Thursday, March 12, 2009

Space Junk

To whom it may concern,

Since mankind has reached outer space, our stewardship of Earth’s orbit has closely resembled that of our stewardship of the Earth itself. Basically, we throw everything away with little understanding of the consequences, and now this practice is starting to come back at us, literally. Today, three astronauts in the International Space Station boarded a Russian space capsule as a precaution while a tiny piece of trash nearly collided with the station. There are thousands of pieces of trash floating in Earth’s orbit. While international space agencies try to bring as much of this refuse as they can back down to Earth, most of the garbage is simply jettisoned.

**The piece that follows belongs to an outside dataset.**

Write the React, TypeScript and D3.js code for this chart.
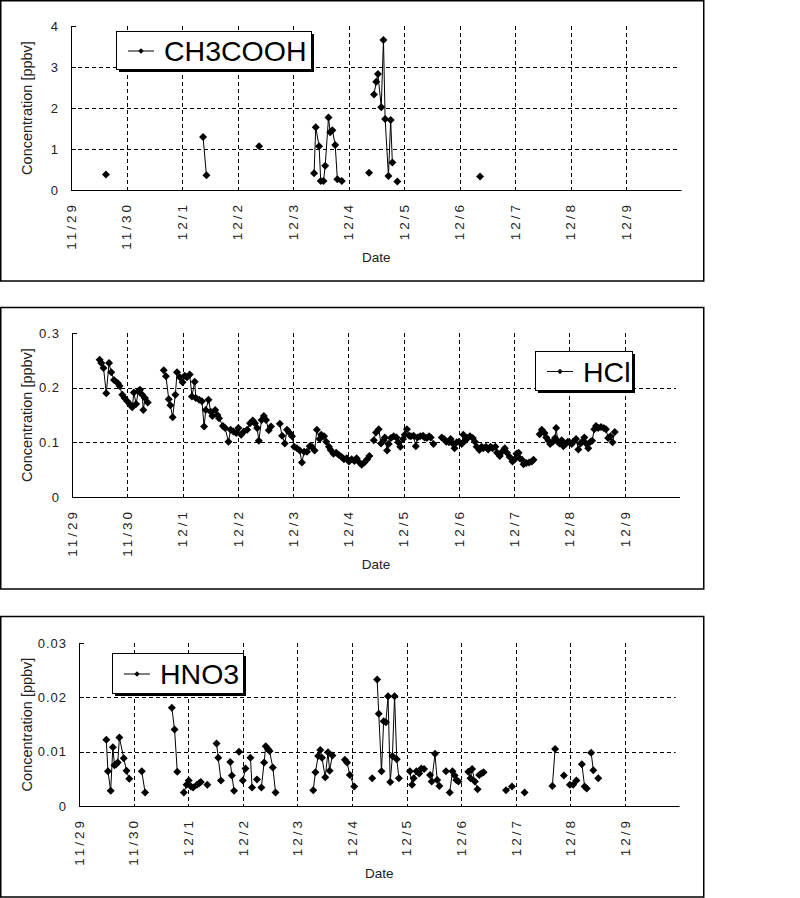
import React from 'react';
import * as d3 from 'd3';

// ---------- shared axis data ----------
const DATE_LABELS = ['11/29', '11/30', '12/1', '12/2', '12/3', '12/4', '12/5', '12/6', '12/7', '12/8', '12/9'];
const DAY_SPAN = 11; // axis runs from 11/29 to 12/10

// ---------- CH3COOH (days since 11/29 00:00, ppbv); null = gap ----------
const CH3COOH_DAY: (number | null)[] = [
  0.63, null,
  2.38, 2.44, null,
  3.39, null,
  4.38, 4.41, 4.47, 4.50, 4.55, 4.58, 4.64, 4.67, 4.71, 4.76, 4.80, 4.88, null,
  5.37, null,
  5.46, 5.50, 5.53, 5.59, 5.63, 5.66, 5.72, 5.76, 5.79, null,
  5.88, null,
  7.37,
];
const CH3COOH_VAL: (number | null)[] = [
  0.38, null,
  1.29, 0.36, null,
  1.07, null,
  0.41, 1.53, 1.07, 0.22, 0.22, 0.59, 1.77, 1.41, 1.46, 1.10, 0.26, 0.22, null,
  0.42, null,
  2.33, 2.64, 2.83, 2.02, 3.66, 1.73, 0.34, 1.71, 0.67, null,
  0.21, null,
  0.33,
];
const CH3COOH_TICKS = [0, 1, 2, 3, 4];
const CH3COOH_TICK_LABELS = ['0', '1', '2', '3', '4'];

// ---------- HCl ----------
const HCL_DAY: (number | null)[] = [
  0.50, 0.53, 0.57, 0.62, 0.67, 0.71, 0.76, 0.83, 0.86, 0.91, 0.95, 1.00, 1.05, 1.09, 1.12, 1.16, 1.20, 1.23, 1.27, 1.29, 1.32, 1.37, null,
  1.66, 1.70, 1.75, 1.78, 1.82, 1.87, 1.90, 1.95, 2.00, 2.04, 2.08, 2.13, 2.17, 2.22, 2.24, 2.30, 2.35, 2.39, 2.42, 2.47, 2.51, 2.54, 2.59, 2.63, 2.66, 2.73, 2.77, 2.83, 2.87, 2.92, 2.97, 3.01, 3.06, 3.11, 3.17, 3.22, 3.27, 3.31, 3.35, 3.38, 3.43, 3.47, 3.51, 3.56, 3.60, null,
  3.76, 3.80, 3.85, 3.89, 3.93, 3.98, 4.02, 4.07, 4.12, 4.16, 4.20, 4.25, 4.30, 4.34, 4.39, 4.43, 4.48, 4.51, 4.56, 4.60, 4.65, 4.68, 4.73, 4.78, 4.83, 4.88, 4.92, 4.97, 5.01, 5.06, 5.11, 5.15, 5.20, 5.24, 5.29, 5.34, 5.38, null,
  5.46, 5.50, 5.55, 5.59, 5.64, 5.66, 5.70, 5.73, 5.77, 5.82, 5.87, 5.90, 5.94, 5.99, 6.02, 6.06, 6.10, 6.13, 6.18, 6.22, 6.25, 6.30, 6.35, 6.38, 6.42, 6.46, 6.49, 6.54, null,
  6.69, 6.73, 6.77, 6.82, 6.85, 6.89, 6.92, 6.96, 7.00, 7.05, 7.08, 7.12, 7.15, 7.20, 7.25, 7.29, 7.32, 7.37, 7.41, 7.44, 7.49, 7.53, 7.57, 7.61, 7.66, 7.69, 7.74, 7.78, 7.83, 7.87, 7.92, 7.97, 8.01, 8.04, 8.08, 8.10, 8.14, 8.17, 8.22, 8.27, 8.32, 8.35, null,
  8.46, 8.50, 8.55, 8.58, 8.62, 8.65, 8.70, 8.74, 8.76, 8.79, 8.82, 8.86, 8.89, 8.93, 8.97, 9.00, 9.04, 9.07, 9.12, 9.16, 9.20, 9.23, 9.27, 9.30, 9.34, 9.38, 9.41, 9.45, 9.48, 9.52, 9.57, 9.62, 9.66, 9.70, 9.74, 9.78, 9.82,
];
const HCL_VAL: (number | null)[] = [
  0.251, 0.245, 0.236, 0.190, 0.245, 0.228, 0.214, 0.208, 0.203, 0.187, 0.181, 0.175, 0.169, 0.164, 0.191, 0.170, 0.194, 0.196, 0.187, 0.159, 0.181, 0.173, null,
  0.232, 0.221, 0.179, 0.168, 0.146, 0.187, 0.228, 0.219, 0.210, 0.222, 0.219, 0.224, 0.184, 0.211, 0.181, 0.178, 0.175, 0.129, 0.159, 0.178, 0.156, 0.148, 0.159, 0.150, 0.144, 0.130, 0.126, 0.101, 0.123, 0.120, 0.117, 0.126, 0.114, 0.120, 0.123, 0.135, 0.140, 0.135, 0.126, 0.103, 0.141, 0.148, 0.141, 0.122, 0.129, null,
  0.134, 0.112, 0.098, 0.123, 0.118, 0.111, 0.092, 0.089, 0.085, 0.063, 0.083, 0.083, 0.093, 0.092, 0.085, 0.123, 0.106, 0.114, 0.111, 0.101, 0.092, 0.086, 0.079, 0.081, 0.077, 0.073, 0.069, 0.071, 0.065, 0.069, 0.066, 0.071, 0.063, 0.059, 0.063, 0.069, 0.075, null,
  0.104, 0.118, 0.124, 0.098, 0.104, 0.109, 0.085, 0.097, 0.108, 0.111, 0.109, 0.100, 0.092, 0.106, 0.114, 0.124, 0.112, 0.111, 0.112, 0.093, 0.109, 0.111, 0.112, 0.109, 0.108, 0.111, 0.109, 0.097, null,
  0.109, 0.106, 0.101, 0.100, 0.106, 0.098, 0.089, 0.100, 0.101, 0.097, 0.114, 0.104, 0.108, 0.111, 0.108, 0.101, 0.092, 0.086, 0.092, 0.089, 0.092, 0.087, 0.092, 0.089, 0.092, 0.081, 0.075, 0.083, 0.089, 0.081, 0.073, 0.065, 0.069, 0.079, 0.081, 0.071, 0.068, 0.060, 0.062, 0.063, 0.065, 0.068, null,
  0.115, 0.123, 0.117, 0.109, 0.103, 0.097, 0.101, 0.108, 0.126, 0.101, 0.098, 0.104, 0.093, 0.097, 0.101, 0.100, 0.097, 0.101, 0.106, 0.087, 0.098, 0.101, 0.109, 0.098, 0.089, 0.101, 0.103, 0.124, 0.130, 0.126, 0.128, 0.126, 0.124, 0.108, 0.111, 0.100, 0.119,
];
const HCL_TICKS = [0, 0.1, 0.2, 0.3];
const HCL_TICK_LABELS = ['0', '0.1', '0.2', '0.3'];

// ---------- HNO3 ----------
const HNO3_DAY: (number | null)[] = [
  0.50, 0.53, 0.58, 0.62, 0.65, 0.68, 0.71, 0.74, 0.82, 0.87, 0.92, null,
  1.15, 1.21, null,
  1.70, 1.75, 1.80, null,
  1.92, 1.97, 2.01, 2.05, 2.09, 2.16, 2.20, 2.23, null,
  2.35, null,
  2.52, 2.55, 2.60, null,
  2.77, 2.80, 2.84, null,
  2.93, null,
  3.00, 3.05, null,
  3.14, 3.17, null,
  3.26, null,
  3.34, 3.39, 3.42, 3.46, 3.49, 3.55, 3.60, null,
  4.29, 4.33, 4.38, 4.42, 4.45, 4.51, 4.56, 4.59, 4.64, null,
  4.87, 4.91, 4.96, 5.04, null,
  5.37, null,
  5.46, 5.49, 5.54, 5.58, 5.62, 5.66, 5.70, 5.74, 5.78, 5.82, 5.86, null,
  6.06, 6.10, 6.13, 6.18, 6.23, 6.27, 6.32, null,
  6.43, 6.46, 6.52, 6.56, 6.60, null,
  6.72, null,
  6.79, 6.84, 6.88, 6.91, 6.95, null,
  7.13, 7.17, 7.20, 7.25, 7.30, null,
  7.33, 7.37, 7.41, null,
  7.82, 7.93, null,
  8.16, null,
  8.67, 8.72, null,
  8.88, null,
  8.99, 9.05, 9.11, null,
  9.21, 9.26, 9.30, null,
  9.38, 9.42, null,
  9.51,
];
const HNO3_VAL: (number | null)[] = [
  0.0122, 0.0064, 0.0028, 0.0108, 0.0075, 0.0077, 0.0080, 0.0126, 0.0088, 0.0065, 0.0050, null,
  0.0064, 0.0025, null,
  0.0181, 0.0141, 0.0063, null,
  0.0025, 0.0039, 0.0047, 0.0036, 0.0034, 0.0039, 0.0042, 0.0044, null,
  0.0039, null,
  0.0115, 0.0089, 0.0047, null,
  0.0081, 0.0056, 0.0028, null,
  0.0100, null,
  0.0047, 0.0069, null,
  0.0089, 0.0034, null,
  0.0049, null,
  0.0034, 0.0080, 0.0110, 0.0105, 0.0101, 0.0071, 0.0025, null,
  0.0029, 0.0062, 0.0092, 0.0103, 0.0089, 0.0053, 0.0099, 0.0065, 0.0093, null,
  0.0085, 0.0080, 0.0057, 0.0036, null,
  0.0051, null,
  0.0233, 0.0170, 0.0064, 0.0156, 0.0154, 0.0202, 0.0044, 0.0092, 0.0202, 0.0086, 0.0051, null,
  0.0064, 0.0039, 0.0051, 0.0064, 0.0060, 0.0069, 0.0068, null,
  0.0057, 0.0045, 0.0096, 0.0048, 0.0037, null,
  0.0064, null,
  0.0025, 0.0064, 0.0056, 0.0048, 0.0045, null,
  0.0063, 0.0051, 0.0068, 0.0045, 0.0031, null,
  0.0057, 0.0060, 0.0062, null,
  0.0029, 0.0036, null,
  0.0025, null,
  0.0037, 0.0105, null,
  0.0056, null,
  0.0039, 0.0039, 0.0047, null,
  0.0077, 0.0036, 0.0032, null,
  0.0098, 0.0066, null,
  0.0051,
];
const HNO3_TICKS = [0, 0.01, 0.02, 0.03];
const HNO3_TICK_LABELS = ['0', '0.01', '0.02', '0.03'];

const FONT = '"Liberation Sans", Arial, sans-serif';
const diamond = d3.symbol(d3.symbolSquare, 32)() as string;
const smallDiamond = d3.symbol(d3.symbolSquare, 14)() as string;

type PanelProps = {
  frameTop: number;
  frameBottom: number;
  left: number;
  right: number;
  top: number;
  bottom: number;
  days: (number | null)[];
  vals: (number | null)[];
  ticks: number[];
  tickLabels: string[];
  legendText: string;
  legendBox: [number, number, number, number];
};

function Panel(p: PanelProps) {
  const x = d3.scaleLinear().domain([0, DAY_SPAN]).range([p.left, p.right]);
  const yMax = p.ticks[p.ticks.length - 1];
  const y = d3.scaleLinear().domain([0, yMax]).range([p.bottom, p.top]);
  const pts = p.days.map((d, i) => ({ d, v: p.vals[i] }));
  const line = d3
    .line<{ d: number | null; v: number | null }>()
    .defined((q) => q.d !== null && q.v !== null)
    .x((q) => x(q.d as number))
    .y((q) => y(q.v as number));
  const valid = pts.filter((q) => q.d !== null && q.v !== null);
  const [lx, ly, lw, lh] = p.legendBox;
  const midY = (p.top + p.bottom) / 2;
  const midX = (p.left + p.right) / 2;
  return (
    <g>
      <rect x={0.75} y={p.frameTop} width={703} height={p.frameBottom - p.frameTop} fill="#fff" stroke="#000" strokeWidth={1.5} />
      {/* horizontal gridlines */}
      {p.ticks.slice(1, -1).map((t) => (
        <line key={'h' + t} x1={p.left} x2={p.right - 4} y1={Math.round(y(t)) + 0.5} y2={Math.round(y(t)) + 0.5} stroke="#000" strokeDasharray="4 3" />
      ))}
      {/* vertical gridlines */}
      {DATE_LABELS.slice(1).map((_, i) => (
        <line key={'v' + i} x1={Math.round(x(i + 1)) + 0.5} x2={Math.round(x(i + 1)) + 0.5} y1={p.top} y2={p.bottom} stroke="#000" strokeDasharray="4 3" />
      ))}
      {/* axes */}
      <line x1={p.left + 0.5} x2={p.left + 0.5} y1={p.top} y2={p.bottom} stroke="#000" />
      <line x1={p.left} x2={p.right} y1={p.bottom + 0.5} y2={p.bottom + 0.5} stroke="#000" />
      {p.ticks.map((t, i) => (
        <g key={'yt' + t}>
          <line x1={p.left} x2={p.left + 5} y1={Math.round(y(t)) + 0.5} y2={Math.round(y(t)) + 0.5} stroke="#000" />
          <text x={p.left - 12} y={y(t)} dy="0.36em" textAnchor="end" fontSize={13} fontFamily={FONT} letterSpacing={1} fill="#222">
            {p.tickLabels[i]}
          </text>
        </g>
      ))}
      {DATE_LABELS.map((lab, i) => {
        const tx = x(i);
        const ty = p.bottom + 12;
        return (
          <text key={'xl' + i} x={tx} y={ty} dy="0.36em" textAnchor="end" transform={`rotate(-90,${tx},${ty})`} fontSize={13.5} letterSpacing={3} fontFamily={FONT} fill="#222">
            {lab}
          </text>
        );
      })}
      <text x={32} y={midY} transform={`rotate(-90,32,${midY})`} textAnchor="middle" fontSize={14.5} fontFamily={FONT} fill="#222">
        Concentration [ppbv]
      </text>
      <text x={midX} y={p.bottom + 72} textAnchor="middle" fontSize={13.5} fontFamily={FONT} fill="#222">
        Date
      </text>
      {/* data */}
      <path d={line(pts) || ''} fill="none" stroke="#000" strokeWidth={1} />
      {valid.map((q, i) => (
        <path key={'m' + i} d={diamond} transform={`translate(${x(q.d as number)},${y(q.v as number)}) rotate(45)`} fill="#000" />
      ))}
      {/* legend */}
      <rect x={lx + 3} y={ly + 3} width={lw} height={lh} fill="#000" />
      <rect x={lx + 0.5} y={ly + 0.5} width={lw} height={lh} fill="#fff" stroke="#000" />
      <line x1={lx + 12} x2={lx + 38} y1={ly + lh / 2 + 1} y2={ly + lh / 2 + 1} stroke="#000" />
      <path d={smallDiamond} transform={`translate(${lx + 25},${ly + lh / 2 + 1}) rotate(45)`} fill="#000" />
      <text x={lx + 48} y={ly + lh / 2 + 11} fontSize={28.5} fontFamily={FONT} fill="#000">
        {p.legendText}
      </text>
    </g>
  );
}

export default function App() {
  return (
    <svg width={800} height={898} style={{ position: 'absolute', left: 0, top: 0, background: '#fff' }}>
      <rect width={800} height={898} fill="#fff" />
      <Panel
        frameTop={0.75}
        frameBottom={281}
        left={71}
        right={681.5}
        top={26}
        bottom={190}
        days={CH3COOH_DAY}
        vals={CH3COOH_VAL}
        ticks={CH3COOH_TICKS}
        tickLabels={CH3COOH_TICK_LABELS}
        legendText="CH3COOH"
        legendBox={[116, 31, 195, 38]}
      />
      <Panel
        frameTop={307.5}
        frameBottom={589}
        left={72}
        right={680}
        top={333}
        bottom={497}
        days={HCL_DAY}
        vals={HCL_VAL}
        ticks={HCL_TICKS}
        tickLabels={HCL_TICK_LABELS}
        legendText="HCl"
        legendBox={[535, 351, 97, 39]}
      />
      <Panel
        frameTop={616.5}
        frameBottom={897}
        left={79}
        right={679.6}
        top={643}
        bottom={806}
        days={HNO3_DAY}
        vals={HNO3_VAL}
        ticks={HNO3_TICKS}
        tickLabels={HNO3_TICK_LABELS}
        legendText="HNO3"
        legendBox={[112, 653, 131, 40]}
      />
    </svg>
  );
}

The Space Station, space trash, and satellites all compete for orbit space. There is an entire division of NASA that tracks space debris. The worst case scenario is if one piece of trash collides with a satellite, or if one satellite collides with another, which happened earlier this year, and a chain reaction creates a cloud of debris around our planet. It is an unfortunate reminder of our wasteful society. How can your administration help clean up space before something catastrophic happens? Will it take the loss of a military satellite or a nearly $100 billion international project? I am imagining Superman netting together the world’s nuclear weapons and throwing them into the sun. Couldn’t we devise a plan to catch all this debris, tie it to all the dead satellites, and then throw them back into Earth’s orbit and watch it incinerate?